>> START Data lines
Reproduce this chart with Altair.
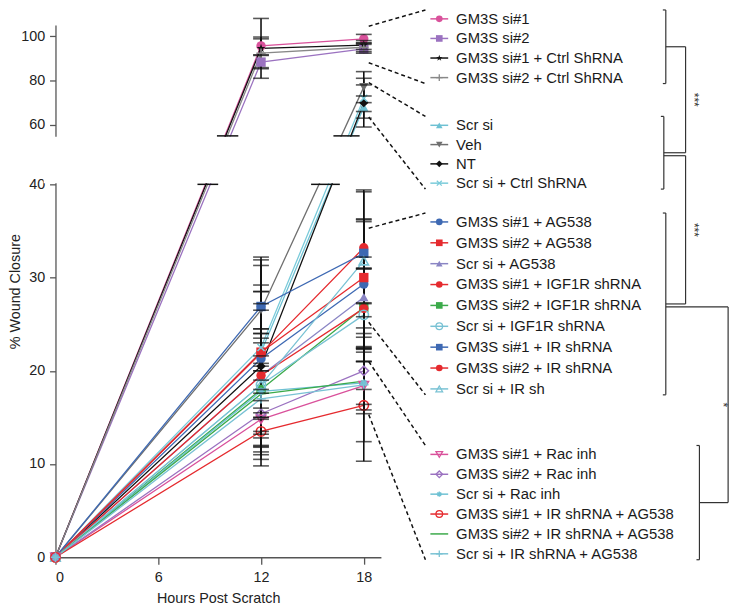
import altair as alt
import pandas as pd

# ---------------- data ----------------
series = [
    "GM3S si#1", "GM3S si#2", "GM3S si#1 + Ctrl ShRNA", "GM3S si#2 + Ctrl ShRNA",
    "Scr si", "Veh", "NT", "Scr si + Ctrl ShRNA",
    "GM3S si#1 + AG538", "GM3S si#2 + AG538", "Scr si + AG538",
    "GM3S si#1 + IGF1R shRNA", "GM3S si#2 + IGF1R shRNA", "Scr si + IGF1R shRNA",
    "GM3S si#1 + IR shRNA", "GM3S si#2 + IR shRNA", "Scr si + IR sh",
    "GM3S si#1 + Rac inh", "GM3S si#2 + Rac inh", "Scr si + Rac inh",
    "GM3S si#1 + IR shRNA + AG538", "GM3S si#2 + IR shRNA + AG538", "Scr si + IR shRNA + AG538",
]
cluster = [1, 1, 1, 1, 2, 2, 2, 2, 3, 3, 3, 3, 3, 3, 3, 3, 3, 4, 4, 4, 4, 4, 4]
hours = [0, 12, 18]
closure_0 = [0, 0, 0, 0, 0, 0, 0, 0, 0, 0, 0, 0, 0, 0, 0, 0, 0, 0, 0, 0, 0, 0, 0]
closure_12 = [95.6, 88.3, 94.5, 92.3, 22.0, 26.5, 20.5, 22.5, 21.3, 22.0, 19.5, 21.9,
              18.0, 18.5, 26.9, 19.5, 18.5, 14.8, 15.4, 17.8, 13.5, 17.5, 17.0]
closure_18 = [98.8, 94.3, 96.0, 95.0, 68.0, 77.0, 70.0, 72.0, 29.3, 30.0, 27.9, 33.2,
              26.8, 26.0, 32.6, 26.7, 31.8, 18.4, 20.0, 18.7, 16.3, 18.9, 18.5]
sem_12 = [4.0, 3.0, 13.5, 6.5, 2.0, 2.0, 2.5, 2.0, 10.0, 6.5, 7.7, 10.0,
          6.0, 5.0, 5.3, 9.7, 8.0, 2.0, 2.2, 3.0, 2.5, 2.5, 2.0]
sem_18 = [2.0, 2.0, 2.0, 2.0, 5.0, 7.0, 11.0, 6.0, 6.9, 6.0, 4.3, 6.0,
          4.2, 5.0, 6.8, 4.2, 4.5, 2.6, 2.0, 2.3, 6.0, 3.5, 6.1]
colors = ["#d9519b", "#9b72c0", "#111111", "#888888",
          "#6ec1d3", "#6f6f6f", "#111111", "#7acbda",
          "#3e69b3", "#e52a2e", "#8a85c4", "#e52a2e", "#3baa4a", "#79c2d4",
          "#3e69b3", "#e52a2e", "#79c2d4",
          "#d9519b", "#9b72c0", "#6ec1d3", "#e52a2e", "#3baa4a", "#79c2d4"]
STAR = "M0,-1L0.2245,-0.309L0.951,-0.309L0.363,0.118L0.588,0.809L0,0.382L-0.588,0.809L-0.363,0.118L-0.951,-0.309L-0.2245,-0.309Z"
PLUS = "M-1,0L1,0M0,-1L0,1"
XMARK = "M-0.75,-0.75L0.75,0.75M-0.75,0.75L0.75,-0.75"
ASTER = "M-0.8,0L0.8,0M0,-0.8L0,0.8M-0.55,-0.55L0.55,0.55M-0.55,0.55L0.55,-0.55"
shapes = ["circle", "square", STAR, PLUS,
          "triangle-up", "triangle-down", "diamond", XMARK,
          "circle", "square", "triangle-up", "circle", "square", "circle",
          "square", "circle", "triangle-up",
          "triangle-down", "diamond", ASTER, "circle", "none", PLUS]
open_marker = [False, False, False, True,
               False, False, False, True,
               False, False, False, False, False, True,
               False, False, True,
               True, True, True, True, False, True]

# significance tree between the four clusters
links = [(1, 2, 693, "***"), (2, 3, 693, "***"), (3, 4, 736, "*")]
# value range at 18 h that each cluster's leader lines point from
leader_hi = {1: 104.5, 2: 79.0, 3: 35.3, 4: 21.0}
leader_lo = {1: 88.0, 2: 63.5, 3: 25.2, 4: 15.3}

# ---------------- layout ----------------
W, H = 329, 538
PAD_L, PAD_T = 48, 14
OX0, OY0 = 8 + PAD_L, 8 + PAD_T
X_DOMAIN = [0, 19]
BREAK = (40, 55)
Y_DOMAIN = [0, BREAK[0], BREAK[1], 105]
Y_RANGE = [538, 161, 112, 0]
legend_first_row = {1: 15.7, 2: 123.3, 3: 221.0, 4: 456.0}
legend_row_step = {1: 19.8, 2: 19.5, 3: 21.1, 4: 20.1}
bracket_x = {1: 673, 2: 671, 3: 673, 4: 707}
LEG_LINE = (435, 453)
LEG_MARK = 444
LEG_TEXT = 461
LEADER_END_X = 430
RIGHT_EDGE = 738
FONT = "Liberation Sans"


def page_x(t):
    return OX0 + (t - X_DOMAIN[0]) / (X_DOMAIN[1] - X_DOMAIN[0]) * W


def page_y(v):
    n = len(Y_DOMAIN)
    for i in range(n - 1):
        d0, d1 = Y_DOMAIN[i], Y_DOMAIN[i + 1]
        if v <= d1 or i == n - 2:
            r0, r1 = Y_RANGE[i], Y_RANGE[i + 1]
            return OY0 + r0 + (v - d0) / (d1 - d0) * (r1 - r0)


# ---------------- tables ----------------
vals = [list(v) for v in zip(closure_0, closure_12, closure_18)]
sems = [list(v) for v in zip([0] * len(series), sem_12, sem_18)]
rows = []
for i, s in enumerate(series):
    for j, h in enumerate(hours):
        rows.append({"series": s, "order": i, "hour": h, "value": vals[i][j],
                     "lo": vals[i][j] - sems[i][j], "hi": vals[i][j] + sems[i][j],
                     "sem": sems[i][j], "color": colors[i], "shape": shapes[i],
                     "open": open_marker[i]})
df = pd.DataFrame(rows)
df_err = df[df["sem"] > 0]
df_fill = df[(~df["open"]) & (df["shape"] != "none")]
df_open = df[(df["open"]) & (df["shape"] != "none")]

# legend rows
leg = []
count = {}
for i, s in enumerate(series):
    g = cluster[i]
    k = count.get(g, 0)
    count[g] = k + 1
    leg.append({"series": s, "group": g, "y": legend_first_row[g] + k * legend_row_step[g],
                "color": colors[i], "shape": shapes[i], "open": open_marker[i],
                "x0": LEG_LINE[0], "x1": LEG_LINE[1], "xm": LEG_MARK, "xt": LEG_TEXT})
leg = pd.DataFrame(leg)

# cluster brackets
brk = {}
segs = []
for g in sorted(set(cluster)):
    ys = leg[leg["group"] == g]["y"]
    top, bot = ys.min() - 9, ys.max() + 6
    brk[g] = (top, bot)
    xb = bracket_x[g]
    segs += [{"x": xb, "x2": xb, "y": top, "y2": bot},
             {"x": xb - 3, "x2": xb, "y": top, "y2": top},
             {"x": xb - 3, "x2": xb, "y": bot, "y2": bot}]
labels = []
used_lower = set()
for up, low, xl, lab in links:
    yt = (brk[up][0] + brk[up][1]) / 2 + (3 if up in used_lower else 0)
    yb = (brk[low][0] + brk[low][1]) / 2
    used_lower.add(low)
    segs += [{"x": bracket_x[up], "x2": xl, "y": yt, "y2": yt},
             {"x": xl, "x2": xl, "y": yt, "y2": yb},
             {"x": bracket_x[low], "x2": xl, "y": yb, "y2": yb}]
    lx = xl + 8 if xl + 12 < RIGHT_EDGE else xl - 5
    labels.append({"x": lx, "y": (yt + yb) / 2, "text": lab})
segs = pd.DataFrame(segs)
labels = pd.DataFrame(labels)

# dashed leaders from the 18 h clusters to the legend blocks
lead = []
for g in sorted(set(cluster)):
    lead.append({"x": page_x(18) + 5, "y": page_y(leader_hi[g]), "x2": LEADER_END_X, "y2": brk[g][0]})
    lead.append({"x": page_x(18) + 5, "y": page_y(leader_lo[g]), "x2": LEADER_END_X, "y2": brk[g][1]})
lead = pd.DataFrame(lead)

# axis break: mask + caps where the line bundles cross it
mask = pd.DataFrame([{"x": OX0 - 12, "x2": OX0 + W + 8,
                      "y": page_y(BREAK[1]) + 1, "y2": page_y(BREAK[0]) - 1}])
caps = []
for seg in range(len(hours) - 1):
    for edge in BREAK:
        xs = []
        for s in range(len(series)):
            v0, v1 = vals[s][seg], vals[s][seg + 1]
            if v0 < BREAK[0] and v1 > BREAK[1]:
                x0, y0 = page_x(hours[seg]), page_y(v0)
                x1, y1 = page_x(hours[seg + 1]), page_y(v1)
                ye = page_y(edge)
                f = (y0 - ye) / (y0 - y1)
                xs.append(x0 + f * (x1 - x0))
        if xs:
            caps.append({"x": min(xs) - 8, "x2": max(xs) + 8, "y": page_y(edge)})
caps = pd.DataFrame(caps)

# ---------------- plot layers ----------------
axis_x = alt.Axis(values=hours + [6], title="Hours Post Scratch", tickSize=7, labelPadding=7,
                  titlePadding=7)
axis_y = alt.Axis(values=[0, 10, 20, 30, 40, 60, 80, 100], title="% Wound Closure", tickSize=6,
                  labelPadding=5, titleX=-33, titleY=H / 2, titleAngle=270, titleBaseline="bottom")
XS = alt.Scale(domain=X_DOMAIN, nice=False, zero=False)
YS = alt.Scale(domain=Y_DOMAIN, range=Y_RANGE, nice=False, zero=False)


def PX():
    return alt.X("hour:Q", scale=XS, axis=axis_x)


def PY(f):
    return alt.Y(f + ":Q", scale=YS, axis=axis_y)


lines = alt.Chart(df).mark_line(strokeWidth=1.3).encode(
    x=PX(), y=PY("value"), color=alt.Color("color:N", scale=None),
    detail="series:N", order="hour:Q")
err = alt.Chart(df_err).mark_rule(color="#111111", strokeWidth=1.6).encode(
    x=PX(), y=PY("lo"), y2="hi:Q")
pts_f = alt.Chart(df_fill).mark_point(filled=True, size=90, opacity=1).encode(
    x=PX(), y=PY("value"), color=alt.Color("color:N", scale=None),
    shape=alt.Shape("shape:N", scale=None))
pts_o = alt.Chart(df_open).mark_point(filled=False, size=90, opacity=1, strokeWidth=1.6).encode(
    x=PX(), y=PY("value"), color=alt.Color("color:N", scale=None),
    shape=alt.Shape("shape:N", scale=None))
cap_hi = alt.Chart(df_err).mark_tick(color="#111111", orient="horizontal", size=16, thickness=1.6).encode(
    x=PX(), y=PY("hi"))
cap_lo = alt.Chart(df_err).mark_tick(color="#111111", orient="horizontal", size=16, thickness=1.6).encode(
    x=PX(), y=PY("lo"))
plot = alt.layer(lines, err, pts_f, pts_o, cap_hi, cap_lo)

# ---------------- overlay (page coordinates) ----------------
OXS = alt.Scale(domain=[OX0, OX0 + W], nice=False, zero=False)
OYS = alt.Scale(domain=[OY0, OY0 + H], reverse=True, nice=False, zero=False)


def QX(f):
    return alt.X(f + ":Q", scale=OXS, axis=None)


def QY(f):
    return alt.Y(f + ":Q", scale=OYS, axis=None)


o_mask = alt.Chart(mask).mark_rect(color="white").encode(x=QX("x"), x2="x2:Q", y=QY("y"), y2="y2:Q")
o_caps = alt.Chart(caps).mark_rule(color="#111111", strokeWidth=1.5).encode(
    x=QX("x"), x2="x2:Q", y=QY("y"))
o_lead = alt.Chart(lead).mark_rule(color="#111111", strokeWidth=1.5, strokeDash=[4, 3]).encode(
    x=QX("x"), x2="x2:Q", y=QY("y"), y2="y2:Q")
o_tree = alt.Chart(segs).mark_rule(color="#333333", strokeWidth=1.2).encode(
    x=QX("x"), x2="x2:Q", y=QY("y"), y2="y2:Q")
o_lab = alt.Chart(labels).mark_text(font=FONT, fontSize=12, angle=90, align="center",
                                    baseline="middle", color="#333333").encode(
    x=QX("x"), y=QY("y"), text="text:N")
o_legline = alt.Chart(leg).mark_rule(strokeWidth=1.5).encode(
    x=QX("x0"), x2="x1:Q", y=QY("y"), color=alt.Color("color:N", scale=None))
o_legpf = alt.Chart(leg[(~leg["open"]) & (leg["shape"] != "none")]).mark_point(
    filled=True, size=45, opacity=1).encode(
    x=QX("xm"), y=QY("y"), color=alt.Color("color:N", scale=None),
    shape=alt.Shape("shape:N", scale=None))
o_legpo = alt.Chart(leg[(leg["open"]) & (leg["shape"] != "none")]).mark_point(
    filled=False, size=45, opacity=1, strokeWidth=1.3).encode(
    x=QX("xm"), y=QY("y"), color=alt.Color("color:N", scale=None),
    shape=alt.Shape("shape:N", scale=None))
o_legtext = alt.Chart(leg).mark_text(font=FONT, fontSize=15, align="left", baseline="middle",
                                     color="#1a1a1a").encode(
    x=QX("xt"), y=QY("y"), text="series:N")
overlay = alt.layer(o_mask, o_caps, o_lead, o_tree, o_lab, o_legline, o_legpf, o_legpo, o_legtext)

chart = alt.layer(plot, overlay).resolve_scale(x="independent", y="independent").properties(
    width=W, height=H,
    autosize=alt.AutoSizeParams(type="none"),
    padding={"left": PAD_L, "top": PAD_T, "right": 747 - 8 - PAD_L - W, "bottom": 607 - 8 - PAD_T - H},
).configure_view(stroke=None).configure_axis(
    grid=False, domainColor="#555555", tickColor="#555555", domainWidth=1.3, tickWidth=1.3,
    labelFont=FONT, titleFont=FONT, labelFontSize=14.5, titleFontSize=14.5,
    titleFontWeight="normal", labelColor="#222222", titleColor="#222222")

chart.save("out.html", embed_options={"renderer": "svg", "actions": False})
>> END Data lines
_Given problem_.
Only the lines from the start of the material through the line containing "import pandas as pd" should be transcribed. Pictures stay out.

_Result below_.
Reproduce this chart with Altair.
import altair as alt
import pandas as pd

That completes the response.